2022 book by Siddhartha Mukherjee

The Song of the Cell: An Exploration of Medicine and the New Human is a book on the history of the human understanding of cell biology, written by Siddhartha Mukherjee, an Indian-born American physician and oncologist, who is Assistant Professor of Medicine at Columbia University.

==Background==
Song of the Cell is Mukherjee's fourth book. He is the author of the 2011 "biography of cancer" The Emperor of All Maladies, which won the Pullitzer Prize for General Nonfiction.

==Content==
The book tells the history of human understanding of the cell.

In recounting the early history in the field, Murkherjee focuses on telling the stories of figures such as Robert Hooke, who first coined the term cell after viewing a small piece of cork under a microscope.
The book is written for a general readership and there is an emphasis on explaining the roles of cells. The book also examines current concerns, such as on the use of stem cells within regenerative medicine.

==Reception==
Song of the Cell was positively reviewed.
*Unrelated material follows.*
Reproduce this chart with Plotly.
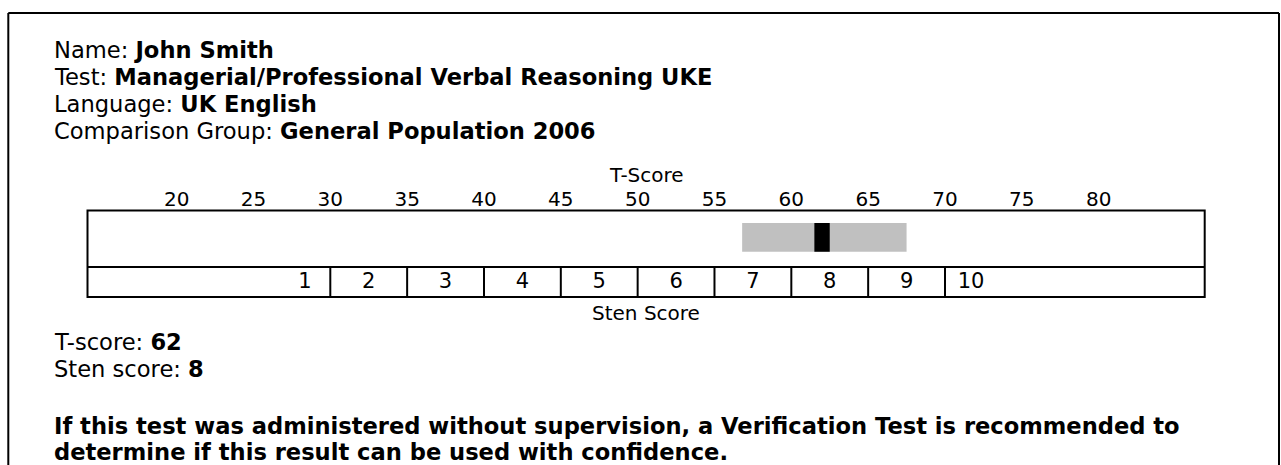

Tom Whipple of The Times called it "a wonderfully ambitious overview of cell biology". In The Guardian Suzanne O'Sullivan felt the imagery could sometimes be too simplistic, but praised the book as "a masterclass in cell function". Jennifer Szalai of The New York Times was especially appreciative of the metaphors, such as "gunslinging sheriff" for antibody and "gumshoe detective" for T cell, which Mukherjee uses to explain the development of cell biology.
Robin McKie of The Observer called the book "free of overly complex detail" and "assured".